- **Task objective**
State the number of lines where "page" appears. Add nothing else.

[Entries with chart source code]
## START
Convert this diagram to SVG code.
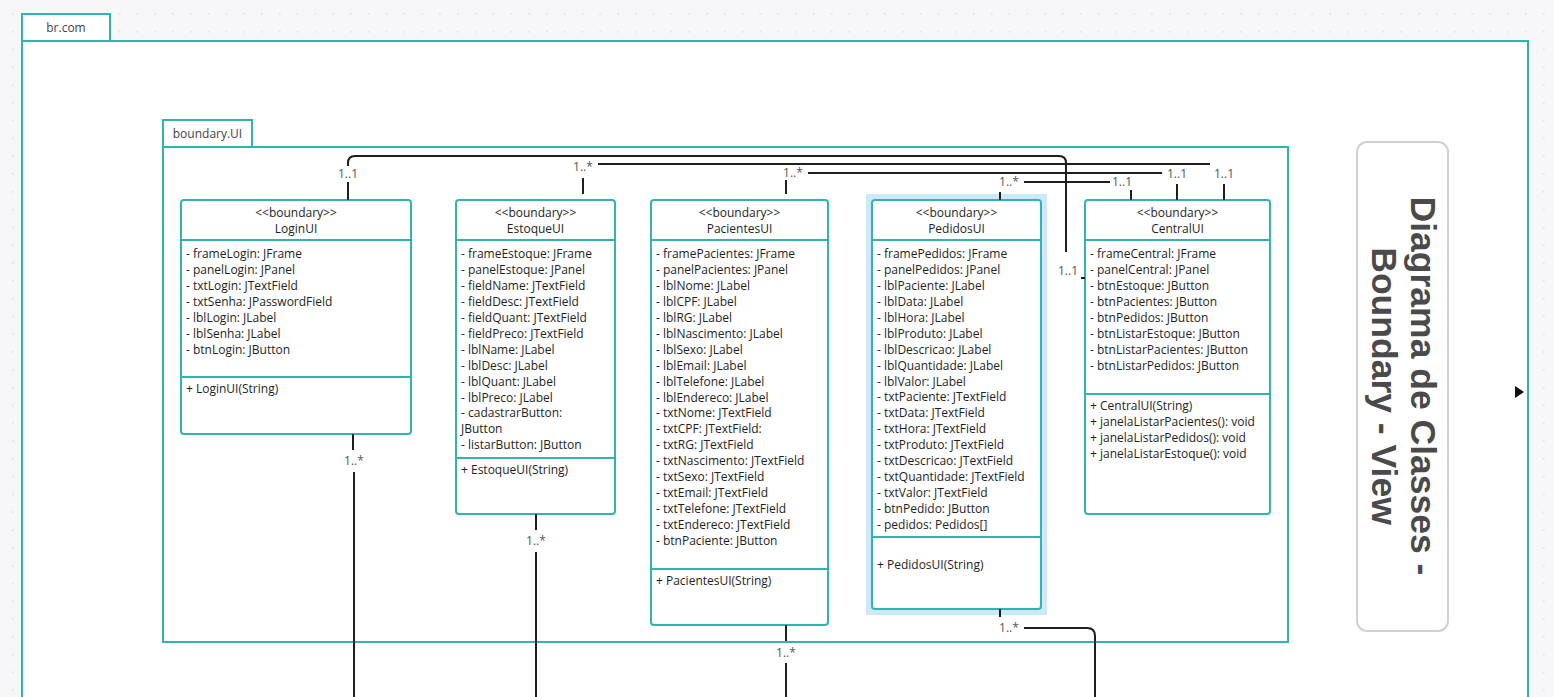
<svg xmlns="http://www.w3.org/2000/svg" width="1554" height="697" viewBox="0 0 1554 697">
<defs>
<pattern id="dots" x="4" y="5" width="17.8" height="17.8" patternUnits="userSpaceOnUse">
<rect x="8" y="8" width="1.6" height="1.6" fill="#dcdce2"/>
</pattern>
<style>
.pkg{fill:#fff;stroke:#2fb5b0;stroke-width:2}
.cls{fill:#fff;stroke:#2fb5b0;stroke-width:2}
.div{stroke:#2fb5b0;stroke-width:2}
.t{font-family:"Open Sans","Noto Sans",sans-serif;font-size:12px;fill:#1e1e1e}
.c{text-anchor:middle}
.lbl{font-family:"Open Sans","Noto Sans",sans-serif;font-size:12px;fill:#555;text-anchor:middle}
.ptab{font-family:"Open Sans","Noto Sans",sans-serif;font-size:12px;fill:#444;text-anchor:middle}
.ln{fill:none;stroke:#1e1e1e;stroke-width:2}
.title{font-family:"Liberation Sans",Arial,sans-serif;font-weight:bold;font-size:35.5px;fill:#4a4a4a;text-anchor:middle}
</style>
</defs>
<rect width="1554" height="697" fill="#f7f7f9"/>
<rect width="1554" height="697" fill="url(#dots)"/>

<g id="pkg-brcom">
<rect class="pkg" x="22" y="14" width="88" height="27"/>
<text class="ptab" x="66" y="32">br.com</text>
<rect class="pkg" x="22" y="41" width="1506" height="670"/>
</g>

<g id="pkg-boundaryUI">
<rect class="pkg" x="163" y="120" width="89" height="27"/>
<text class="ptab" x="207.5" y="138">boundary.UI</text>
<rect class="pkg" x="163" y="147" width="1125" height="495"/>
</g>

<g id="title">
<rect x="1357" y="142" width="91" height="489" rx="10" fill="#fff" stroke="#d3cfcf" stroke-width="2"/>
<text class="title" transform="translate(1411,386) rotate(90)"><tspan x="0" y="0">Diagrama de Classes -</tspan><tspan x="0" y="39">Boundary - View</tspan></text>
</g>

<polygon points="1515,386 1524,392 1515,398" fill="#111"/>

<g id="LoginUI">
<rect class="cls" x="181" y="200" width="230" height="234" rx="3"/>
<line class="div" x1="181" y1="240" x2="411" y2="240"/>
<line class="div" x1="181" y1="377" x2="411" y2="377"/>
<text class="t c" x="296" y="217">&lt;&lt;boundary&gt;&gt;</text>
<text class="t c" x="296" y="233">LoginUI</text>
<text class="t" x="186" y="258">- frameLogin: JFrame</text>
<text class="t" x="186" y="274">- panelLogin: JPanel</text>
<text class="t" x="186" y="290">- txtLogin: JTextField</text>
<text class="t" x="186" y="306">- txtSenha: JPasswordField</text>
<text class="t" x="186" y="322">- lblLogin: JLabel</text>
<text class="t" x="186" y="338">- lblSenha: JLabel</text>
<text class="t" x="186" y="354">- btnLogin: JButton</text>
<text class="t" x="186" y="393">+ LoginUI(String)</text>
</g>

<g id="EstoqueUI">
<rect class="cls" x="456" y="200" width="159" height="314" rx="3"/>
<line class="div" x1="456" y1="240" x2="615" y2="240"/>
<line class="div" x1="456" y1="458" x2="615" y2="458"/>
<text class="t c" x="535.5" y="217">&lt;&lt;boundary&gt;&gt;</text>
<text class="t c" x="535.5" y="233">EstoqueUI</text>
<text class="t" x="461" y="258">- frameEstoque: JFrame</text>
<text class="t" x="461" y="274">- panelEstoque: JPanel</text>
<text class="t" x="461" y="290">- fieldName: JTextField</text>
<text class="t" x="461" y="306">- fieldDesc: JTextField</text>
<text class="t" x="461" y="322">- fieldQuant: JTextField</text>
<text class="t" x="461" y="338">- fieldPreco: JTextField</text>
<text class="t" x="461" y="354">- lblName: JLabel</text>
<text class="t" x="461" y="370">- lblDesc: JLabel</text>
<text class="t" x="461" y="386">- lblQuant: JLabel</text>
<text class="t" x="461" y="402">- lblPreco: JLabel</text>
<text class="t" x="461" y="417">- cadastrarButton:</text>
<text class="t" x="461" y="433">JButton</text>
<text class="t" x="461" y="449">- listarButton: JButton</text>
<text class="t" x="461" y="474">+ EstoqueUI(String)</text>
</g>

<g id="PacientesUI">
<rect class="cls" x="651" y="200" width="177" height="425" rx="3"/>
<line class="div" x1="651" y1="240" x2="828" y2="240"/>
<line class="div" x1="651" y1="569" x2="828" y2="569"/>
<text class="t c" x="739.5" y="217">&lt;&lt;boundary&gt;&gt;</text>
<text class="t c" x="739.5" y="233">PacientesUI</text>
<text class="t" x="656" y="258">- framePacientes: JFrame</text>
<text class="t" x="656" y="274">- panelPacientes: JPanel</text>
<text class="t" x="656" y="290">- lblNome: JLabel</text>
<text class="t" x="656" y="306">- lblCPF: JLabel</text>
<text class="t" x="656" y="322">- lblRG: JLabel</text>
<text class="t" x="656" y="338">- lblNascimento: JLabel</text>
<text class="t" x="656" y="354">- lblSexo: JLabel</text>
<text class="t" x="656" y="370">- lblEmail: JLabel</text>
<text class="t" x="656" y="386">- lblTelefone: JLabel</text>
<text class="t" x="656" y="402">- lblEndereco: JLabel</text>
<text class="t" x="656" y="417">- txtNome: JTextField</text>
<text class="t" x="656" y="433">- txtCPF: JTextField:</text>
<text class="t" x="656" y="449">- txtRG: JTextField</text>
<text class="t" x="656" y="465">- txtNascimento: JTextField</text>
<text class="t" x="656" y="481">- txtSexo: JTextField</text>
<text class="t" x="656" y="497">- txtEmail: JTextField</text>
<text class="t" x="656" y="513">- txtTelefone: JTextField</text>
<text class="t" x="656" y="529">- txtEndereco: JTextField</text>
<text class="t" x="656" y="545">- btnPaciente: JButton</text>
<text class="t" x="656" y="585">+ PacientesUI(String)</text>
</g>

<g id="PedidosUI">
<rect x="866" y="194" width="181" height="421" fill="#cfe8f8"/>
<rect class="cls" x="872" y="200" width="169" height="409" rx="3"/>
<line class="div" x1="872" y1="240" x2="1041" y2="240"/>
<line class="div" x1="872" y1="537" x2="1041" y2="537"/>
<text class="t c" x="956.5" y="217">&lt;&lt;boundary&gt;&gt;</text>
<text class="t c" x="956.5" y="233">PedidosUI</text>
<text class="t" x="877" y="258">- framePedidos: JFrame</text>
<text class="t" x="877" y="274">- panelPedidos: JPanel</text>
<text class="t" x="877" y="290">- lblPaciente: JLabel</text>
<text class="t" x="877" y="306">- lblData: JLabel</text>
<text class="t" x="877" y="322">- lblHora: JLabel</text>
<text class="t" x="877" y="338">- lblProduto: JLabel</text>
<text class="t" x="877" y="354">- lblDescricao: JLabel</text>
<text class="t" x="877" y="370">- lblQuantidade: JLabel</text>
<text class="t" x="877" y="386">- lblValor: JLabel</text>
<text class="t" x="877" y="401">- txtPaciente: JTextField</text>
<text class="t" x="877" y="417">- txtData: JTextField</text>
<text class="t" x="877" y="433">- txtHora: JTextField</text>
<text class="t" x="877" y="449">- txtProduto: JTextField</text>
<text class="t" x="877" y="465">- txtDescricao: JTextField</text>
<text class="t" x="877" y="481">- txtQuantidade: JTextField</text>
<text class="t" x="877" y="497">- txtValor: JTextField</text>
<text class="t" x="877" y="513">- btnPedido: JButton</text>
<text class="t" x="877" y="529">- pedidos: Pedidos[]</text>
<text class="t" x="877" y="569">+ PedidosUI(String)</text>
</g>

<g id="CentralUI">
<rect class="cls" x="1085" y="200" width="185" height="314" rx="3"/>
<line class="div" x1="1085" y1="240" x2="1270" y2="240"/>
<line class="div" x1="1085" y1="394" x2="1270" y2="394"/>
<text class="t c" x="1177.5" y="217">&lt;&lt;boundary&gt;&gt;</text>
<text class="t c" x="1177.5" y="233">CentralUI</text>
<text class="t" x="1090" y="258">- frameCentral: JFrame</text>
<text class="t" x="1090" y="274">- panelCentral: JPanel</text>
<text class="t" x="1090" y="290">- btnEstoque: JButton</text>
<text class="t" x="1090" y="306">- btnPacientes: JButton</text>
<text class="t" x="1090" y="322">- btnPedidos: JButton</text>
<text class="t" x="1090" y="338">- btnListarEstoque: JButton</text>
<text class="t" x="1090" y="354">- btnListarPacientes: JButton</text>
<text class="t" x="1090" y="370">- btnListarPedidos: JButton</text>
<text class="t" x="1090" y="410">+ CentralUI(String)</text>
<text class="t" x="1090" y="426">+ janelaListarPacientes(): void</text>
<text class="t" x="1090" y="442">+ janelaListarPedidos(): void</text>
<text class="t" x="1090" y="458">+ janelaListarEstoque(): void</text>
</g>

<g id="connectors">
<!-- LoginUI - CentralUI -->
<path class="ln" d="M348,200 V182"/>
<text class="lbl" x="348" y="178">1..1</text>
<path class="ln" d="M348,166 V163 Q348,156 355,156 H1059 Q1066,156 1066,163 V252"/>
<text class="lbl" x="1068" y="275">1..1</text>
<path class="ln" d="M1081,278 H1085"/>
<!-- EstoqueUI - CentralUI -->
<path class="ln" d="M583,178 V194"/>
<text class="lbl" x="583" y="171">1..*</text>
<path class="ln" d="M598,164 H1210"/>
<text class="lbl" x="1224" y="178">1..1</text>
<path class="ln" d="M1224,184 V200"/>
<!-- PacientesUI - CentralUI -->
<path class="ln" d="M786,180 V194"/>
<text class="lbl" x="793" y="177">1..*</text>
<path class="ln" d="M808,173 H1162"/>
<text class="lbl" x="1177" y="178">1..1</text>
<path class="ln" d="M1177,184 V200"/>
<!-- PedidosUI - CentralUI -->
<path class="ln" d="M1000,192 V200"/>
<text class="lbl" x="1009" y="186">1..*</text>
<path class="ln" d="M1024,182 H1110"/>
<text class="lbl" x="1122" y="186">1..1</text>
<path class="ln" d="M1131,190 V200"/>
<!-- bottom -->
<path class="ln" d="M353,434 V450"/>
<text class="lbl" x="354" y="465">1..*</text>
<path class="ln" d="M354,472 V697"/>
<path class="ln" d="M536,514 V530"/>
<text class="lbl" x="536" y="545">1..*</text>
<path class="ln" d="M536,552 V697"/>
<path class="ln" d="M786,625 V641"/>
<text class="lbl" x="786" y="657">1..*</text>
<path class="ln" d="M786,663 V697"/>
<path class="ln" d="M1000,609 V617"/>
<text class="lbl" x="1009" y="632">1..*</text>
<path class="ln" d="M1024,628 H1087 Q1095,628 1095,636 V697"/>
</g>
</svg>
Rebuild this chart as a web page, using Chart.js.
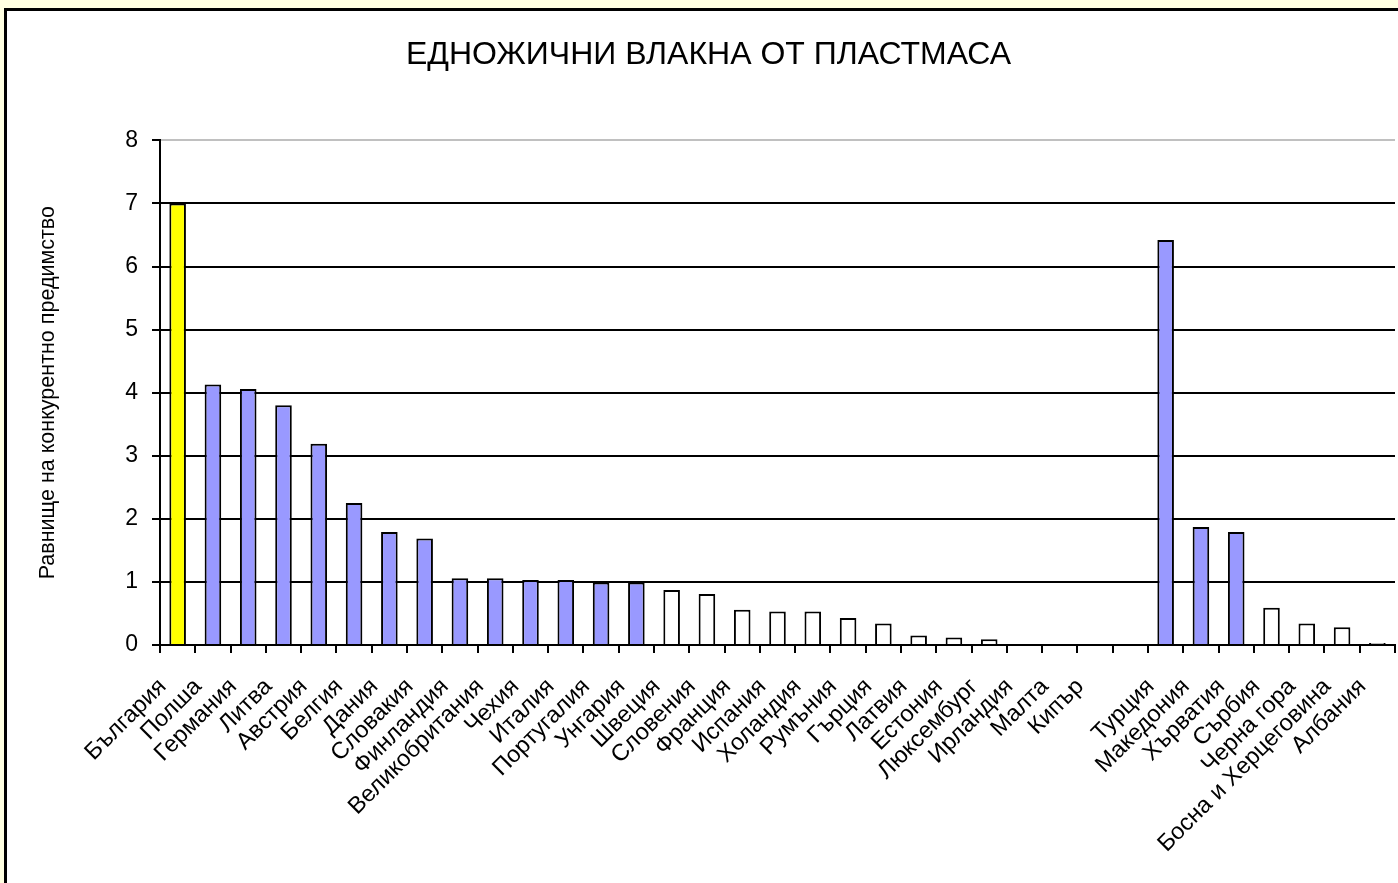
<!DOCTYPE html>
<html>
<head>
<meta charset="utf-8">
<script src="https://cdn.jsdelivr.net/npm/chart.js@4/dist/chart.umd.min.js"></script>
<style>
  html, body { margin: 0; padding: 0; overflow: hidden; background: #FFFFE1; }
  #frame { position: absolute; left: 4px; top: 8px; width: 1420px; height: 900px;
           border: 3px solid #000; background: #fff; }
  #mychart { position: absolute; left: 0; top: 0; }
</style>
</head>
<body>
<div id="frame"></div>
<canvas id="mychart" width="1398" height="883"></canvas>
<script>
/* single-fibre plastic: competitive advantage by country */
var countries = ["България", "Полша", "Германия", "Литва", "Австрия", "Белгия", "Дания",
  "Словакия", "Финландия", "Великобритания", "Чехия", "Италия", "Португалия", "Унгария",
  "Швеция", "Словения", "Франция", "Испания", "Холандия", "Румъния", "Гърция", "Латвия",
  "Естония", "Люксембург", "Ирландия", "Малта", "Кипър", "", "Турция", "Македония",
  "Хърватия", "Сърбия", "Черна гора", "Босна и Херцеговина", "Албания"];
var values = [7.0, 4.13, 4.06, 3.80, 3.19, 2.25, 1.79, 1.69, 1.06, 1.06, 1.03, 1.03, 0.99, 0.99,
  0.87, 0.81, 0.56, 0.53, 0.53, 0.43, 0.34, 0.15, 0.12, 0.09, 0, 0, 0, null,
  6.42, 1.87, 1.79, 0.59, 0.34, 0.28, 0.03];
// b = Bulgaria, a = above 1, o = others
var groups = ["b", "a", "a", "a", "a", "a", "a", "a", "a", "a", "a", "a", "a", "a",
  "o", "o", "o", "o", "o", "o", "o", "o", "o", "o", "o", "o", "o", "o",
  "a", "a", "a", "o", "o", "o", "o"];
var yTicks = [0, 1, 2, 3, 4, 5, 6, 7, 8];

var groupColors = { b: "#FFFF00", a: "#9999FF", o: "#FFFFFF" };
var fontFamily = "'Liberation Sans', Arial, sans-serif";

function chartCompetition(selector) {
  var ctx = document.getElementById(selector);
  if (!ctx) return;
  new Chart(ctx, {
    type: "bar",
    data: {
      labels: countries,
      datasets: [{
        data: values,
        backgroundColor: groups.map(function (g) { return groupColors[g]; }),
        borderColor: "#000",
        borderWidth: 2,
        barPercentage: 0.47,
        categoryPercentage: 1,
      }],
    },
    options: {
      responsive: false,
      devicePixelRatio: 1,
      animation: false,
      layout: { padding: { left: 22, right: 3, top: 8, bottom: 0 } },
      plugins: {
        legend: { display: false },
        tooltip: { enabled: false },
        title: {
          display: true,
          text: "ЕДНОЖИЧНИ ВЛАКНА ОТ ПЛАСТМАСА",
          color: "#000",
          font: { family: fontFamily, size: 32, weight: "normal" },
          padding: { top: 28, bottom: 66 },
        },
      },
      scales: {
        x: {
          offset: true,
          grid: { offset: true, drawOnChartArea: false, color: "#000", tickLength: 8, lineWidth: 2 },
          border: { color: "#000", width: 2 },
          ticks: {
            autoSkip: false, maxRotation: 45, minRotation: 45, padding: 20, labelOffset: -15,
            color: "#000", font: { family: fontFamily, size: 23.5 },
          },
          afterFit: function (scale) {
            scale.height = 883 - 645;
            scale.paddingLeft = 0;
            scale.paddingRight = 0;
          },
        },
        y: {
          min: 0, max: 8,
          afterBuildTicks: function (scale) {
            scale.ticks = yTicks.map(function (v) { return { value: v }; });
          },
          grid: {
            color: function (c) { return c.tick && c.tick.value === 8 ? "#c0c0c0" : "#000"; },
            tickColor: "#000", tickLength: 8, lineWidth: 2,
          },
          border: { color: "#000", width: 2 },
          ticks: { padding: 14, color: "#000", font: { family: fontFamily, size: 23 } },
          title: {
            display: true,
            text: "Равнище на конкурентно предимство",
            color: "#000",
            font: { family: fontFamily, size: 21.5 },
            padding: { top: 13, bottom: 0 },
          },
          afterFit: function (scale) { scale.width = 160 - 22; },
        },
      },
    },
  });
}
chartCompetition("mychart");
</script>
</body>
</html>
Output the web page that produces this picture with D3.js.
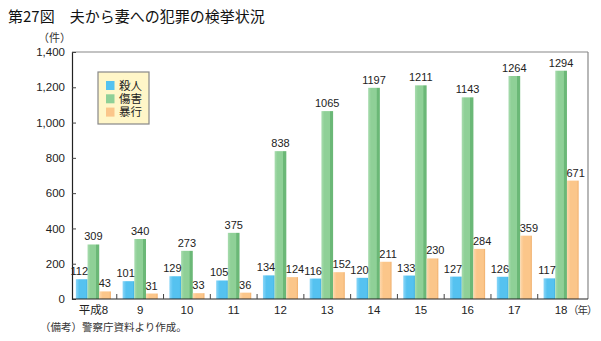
## END
- **In response**
2